A popular farming publication wants farmers to lock out fishers and hunters over what it calls an anti-dairying attitude by their governing body.
The editorial in the latest edition of Rural News was a blunt message to Fish and Game New Zealand - namely in answer to a recent independent survey the organisation commissioned.
The survey found that most respondents believed dairy farming had worsened the quality of fresh waterways, and that intensive dairying had gone too far.
Rural News, which has a readership of 175,000, said it was clear that the fishers' and hunters' governing body had "no respect or regard for the dairy farming sector, and therefore do not want to be associated with the farming sector - including hunting and fishing on their land".
Fish and Game issues around 150,000 hunting and fishing licences each year.
Farmers should "keep the gates locked" to all hunters and fishers until they could "convince their governing body to drop its adversarial approach to the farming sector and play a more constructive role in working hand-in-hand with the sector".
But Fish and Game chief executive Bryce Johnson said Rural News was "bashing the messenger, rather than trying to contemplate the message.

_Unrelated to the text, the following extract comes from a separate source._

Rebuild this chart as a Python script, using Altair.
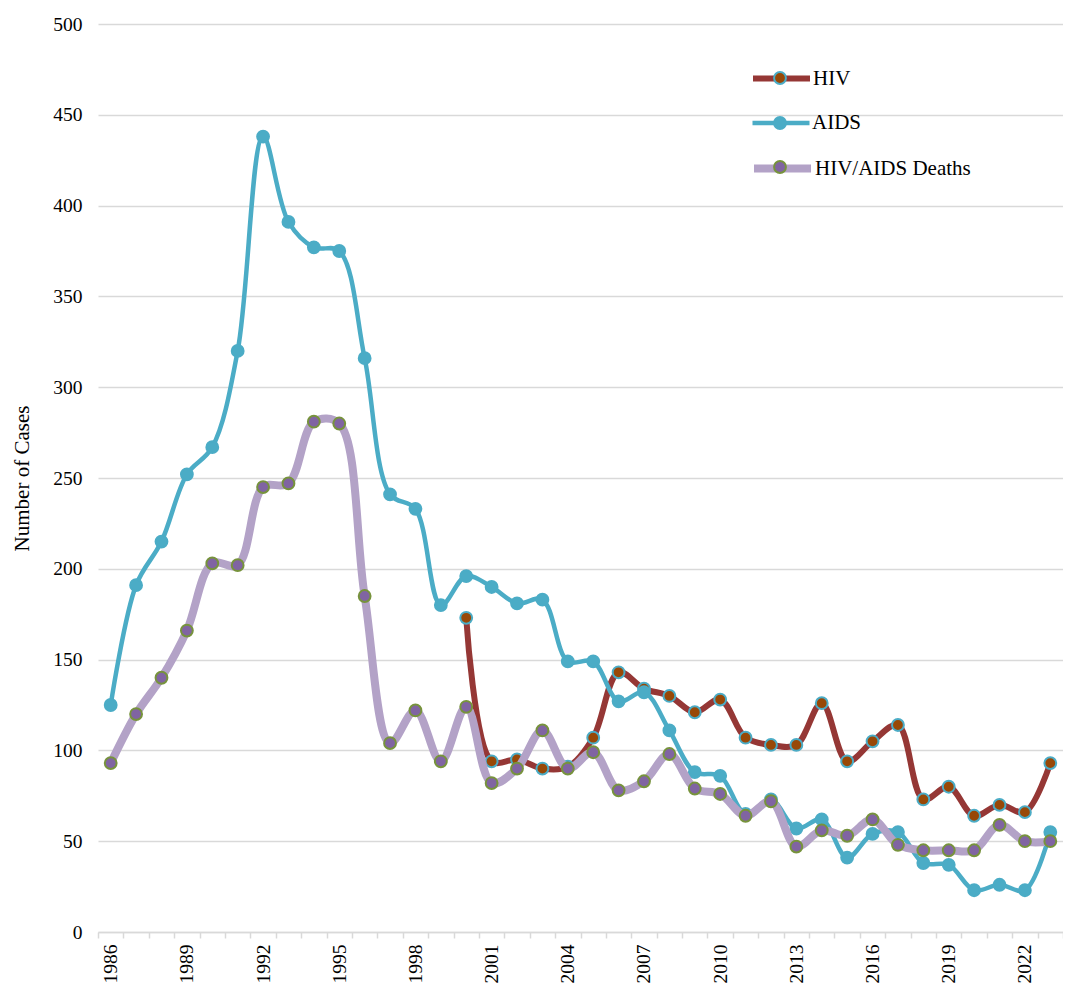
import altair as alt
import pandas as pd

years = list(range(1986, 2024))
hiv_years = list(range(2000, 2024))

hiv = [173, 94, 95, 90, 91, 107, 143, 134, 130, 121, 128, 107, 103, 103,
       126, 94, 105, 114, 73, 80, 64, 70, 66, 93]
aids = [125, 191, 215, 252, 267, 320, 438, 391, 377, 375, 316, 241, 233, 180,
        196, 190, 181, 183, 149, 149, 127, 132, 111, 88, 86, 65, 73, 57, 62,
        41, 54, 55, 38, 37, 23, 26, 23, 55]
deaths = [93, 120, 140, 166, 203, 202, 245, 247, 281, 280, 185, 104, 122, 94,
          124, 82, 90, 111, 90, 99, 78, 83, 98, 79, 76, 64, 72, 47, 56, 53,
          62, 48, 45, 45, 45, 59, 50, 50]

series_names = ["HIV", "AIDS", "HIV/AIDS Deaths"]
line_colors = ["#953735", "#4BACC6", "#B3A2C7"]
line_widths = [6, 4.5, 8]
point_fills = ["#984807", "#4BACC6", "#8064A2"]
point_strokes = ["#4BACC6", "#4BACC6", "#77933C"]
legend_rows = [54, 99, 143]   # legend entry centres below plot top

y_ticks = list(range(0, 501, 50))
x_tick_bounds = [y - 0.5 for y in range(1986, 2025)]

df = pd.concat([
    pd.DataFrame({"year": hiv_years, "value": hiv, "series": "HIV"}),
    pd.DataFrame({"year": years, "value": aids, "series": "AIDS"}),
    pd.DataFrame({"year": years, "value": deaths, "series": "HIV/AIDS Deaths"}),
], ignore_index=True)
df["marker"] = df["series"] + " marker"

FONT = "Liberation Serif"

x_enc = alt.X(
    "year:Q",
    scale=alt.Scale(domain=[1985.5, 2023.5], nice=False, zero=False),
    axis=alt.Axis(
        values=x_tick_bounds,
        labelExpr="(datum.value + 0.5 - 1986) % 3 == 0 ? toString(datum.value + 0.5) : ''",
        labelAngle=270, labelOffset=12.7, labelFlush=False, labelOverlap=False,
        grid=False, domainColor="#d9d9d9", domainWidth=1.5,
        tickColor="#d9d9d9", tickWidth=1.5, tickSize=6,
        labelFont=FONT, labelFontSize=19.5, labelColor="black", labelPadding=6,
        title=None,
    ),
)
y_enc = alt.Y(
    "value:Q",
    scale=alt.Scale(domain=[0, 500], nice=False),
    axis=alt.Axis(
        values=y_ticks, grid=True, gridColor="#d9d9d9", gridWidth=1.5,
        domain=False, ticks=False,
        labelFont=FONT, labelFontSize=19.5, labelColor="black", labelPadding=16,
        title="Number of Cases", titleFont=FONT, titleFontSize=21,
        titleFontWeight="normal", titleColor="black", titlePadding=20,
    ),
)

base = alt.Chart(df)
layers = []
for name, lc, lw, pf, ps, ry in zip(series_names, line_colors, line_widths,
                                    point_fills, point_strokes, legend_rows):
    sub = base.transform_filter(alt.datum.series == name)
    line_legend = alt.Legend(
        orient="none", legendX=652, legendY=ry - 31, title=None,
        symbolType="stroke", symbolSize=3249, symbolStrokeWidth=lw,
        labelFont=FONT, labelFontSize=21, labelColor="black",
        padding=0, labelOffset=0,
    )
    pt_legend = alt.Legend(
        orient="none", legendX=675, legendY=ry - 7, title=None,
        symbolType="circle", symbolSize=140, symbolStrokeWidth=2,
        labelExpr="''", padding=0, labelOffset=0,
    )
    line = sub.mark_line(interpolate="catmull-rom", strokeCap="round",
                         strokeJoin="round", strokeWidth=lw).encode(
        x=x_enc, y=y_enc,
        color=alt.Color("series:N", scale=alt.Scale(domain=[name], range=[lc]),
                        legend=line_legend),
    )
    pts = sub.mark_circle(size=140, strokeWidth=2, opacity=1).encode(
        x=x_enc, y=y_enc,
        fill=alt.Fill("marker:N", scale=alt.Scale(domain=[name + " marker"], range=[pf]),
                      legend=pt_legend),
        stroke=alt.Stroke("marker:N", scale=alt.Scale(domain=[name + " marker"], range=[ps]),
                          legend=pt_legend),
    )
    layers += [line, pts]

chart = alt.layer(*layers).resolve_scale(
    color="independent", fill="independent", stroke="independent"
).properties(
    width=965, height=908,
    autosize=alt.AutoSizeParams(type="none"),
    padding={"left": 90, "top": 16, "right": 0, "bottom": 52},
).configure(background="white", view=alt.ViewConfig(stroke=None))

chart.save("out.html", embed_options={"renderer": "svg", "actions": False})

"All such an action would achieve is alienate urban anglers and hunters who, let's face it, are probably the most numerous members of urban New Zealand who interface with farmers and hence become rural New Zealand's best ambassadors back into the urban population." Other reports, including one by the Parliamentary Commissioner for the Environment last year, had highlighted similar concerns with farming when it came to fresh waterways, Mr Johnson said.
Rural News editor David Anderson said most feedback had been pretty supportive but some people had complained.
Federation of Freshwater Anglers president David Haynes said such a combative editorial could only seek to fuel a division between farmers and fishers. Mr Haynes said there was no argument that intensive agriculture, such as dairy, had a substantial environmental footprint.
"It's all about mitigation and some farmers are better at this than others."
Federated Farmers president Bruce Wills said he was not particularly happy with Fish and Game, which he said seemed locked in a negative view of primary industries that farmers perhaps deserved quite a few years ago.
Dairy New Zealand chief executive Tim Mackle said his organisation acknowledged the newspaper's frustration, but could not back its call for a ban.